About two months ago, I switched from vegetable oil to ground flax meal, with no negative results. I give 1/3 cup [about 2 oz] 2x a day for a 900 lb horse. Definitely no allergic reactions or lameness; sorry to hear others have had those outcomes.

verona1016 11-16-2012 01:35 PM

Most horses are probably fine with flax, but there's certainly going to be horses that don't tolerate it. There's one horse at my barn who's VERY allergic to grass hay; I figure if a horse can be allergic to grass, then a horse could be allergic to anything :-P

Smokum 11-19-2012 04:42 PM

Flaxseeds are great for horses with a lot of great nutritional values.

Milled Flaxseed looses a lot of its nutrition and may also mold or become bad. As the seed its self is moist inside the shell. it can and will mold and go bad in time. But how old is the bad? its shelf life? the milling process? shipping time? No thanks!

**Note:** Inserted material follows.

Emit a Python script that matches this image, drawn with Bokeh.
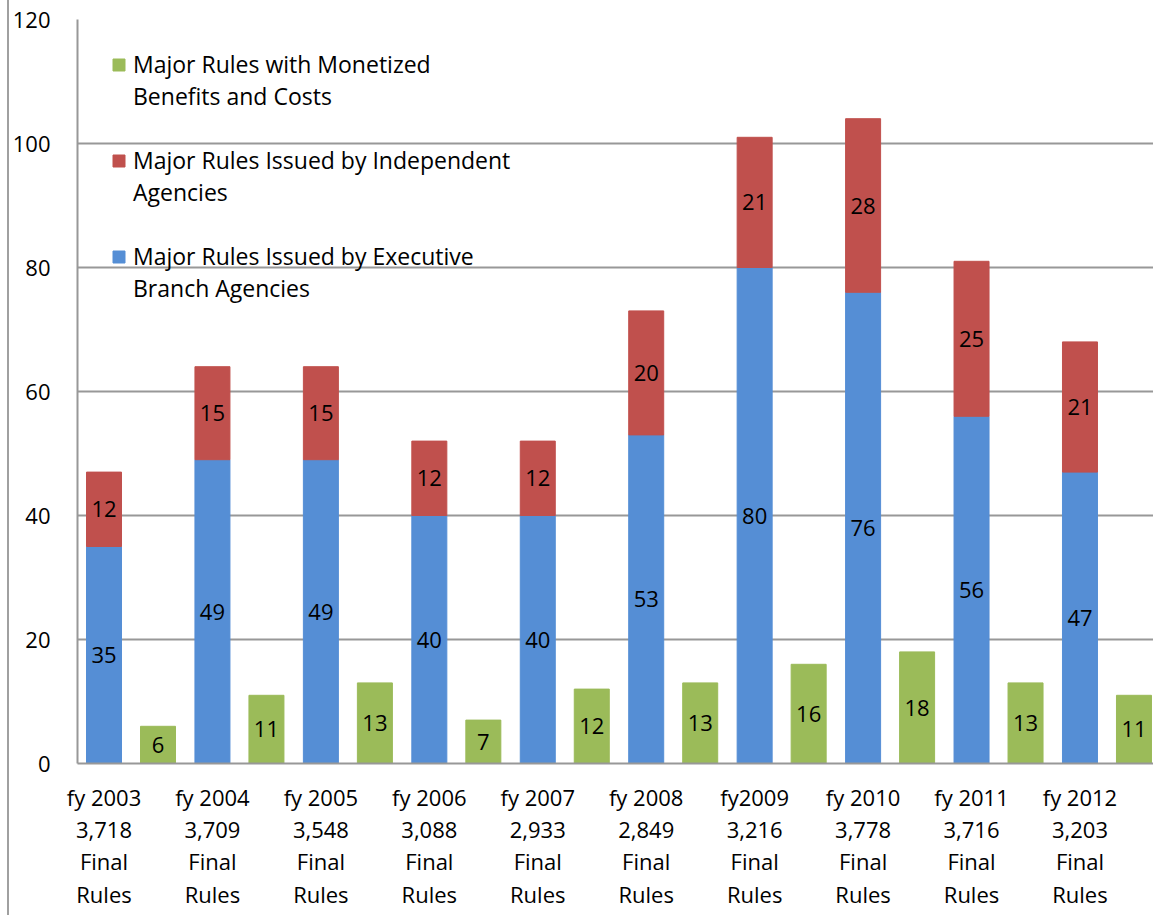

Whole Flaxseeds basically just pass through and cant be broken down fast enough.

Best results for flaxseeds is when you fresh ground it every feeding. Giving just a half a shot glass to the horse.

I have never had issues with Flaxseeds, they have even helped my friends horse with swollen thyroid glans from allergy's in the spring and fall.

Otherwise I fresh ground my flaxseeds for every horse in my barn.

verona1016 11-20-2012 08:07 PM

I haven't managed to track down the study this webpage refers to, but I've seen plenty of references to the nutrients of whole flax seed being absorbed just fine.

Quote:

The fact is, flax seed CAN be fed as whole seeds. Recent research done on various seeds found that the nutrients were extracted from the seed hulls even if some seeds appeared "whole" in the manure.
Source

FWIW, I feed whole flaxseed to my horse and don't see whole seeds in his manure at all.

loosie 11-20-2012 08:28 PM

Quote:

Originally Posted by verona1016 (Post 1766214)
FWIW, I feed whole flaxseed to my horse and don't see whole seeds in his manure at all.

^^I heard this, that feeding whole flax was OK after all, but asked my nutritionist & she begged to differ. But the above bit I quoted has got to say something about that!

I think it's an important point that you mentioned Verona that if a horse can be allergic to grass, well.... So perhaps the idea came from a rare horse that had a problem with it, from horses that developed probs due to eating rancid or mouldy meal - as Smokum described, they deteriorate very quickly when processed. Or perhaps it was just a coincidence that a horse became lame after being fed flax, so that got the blame.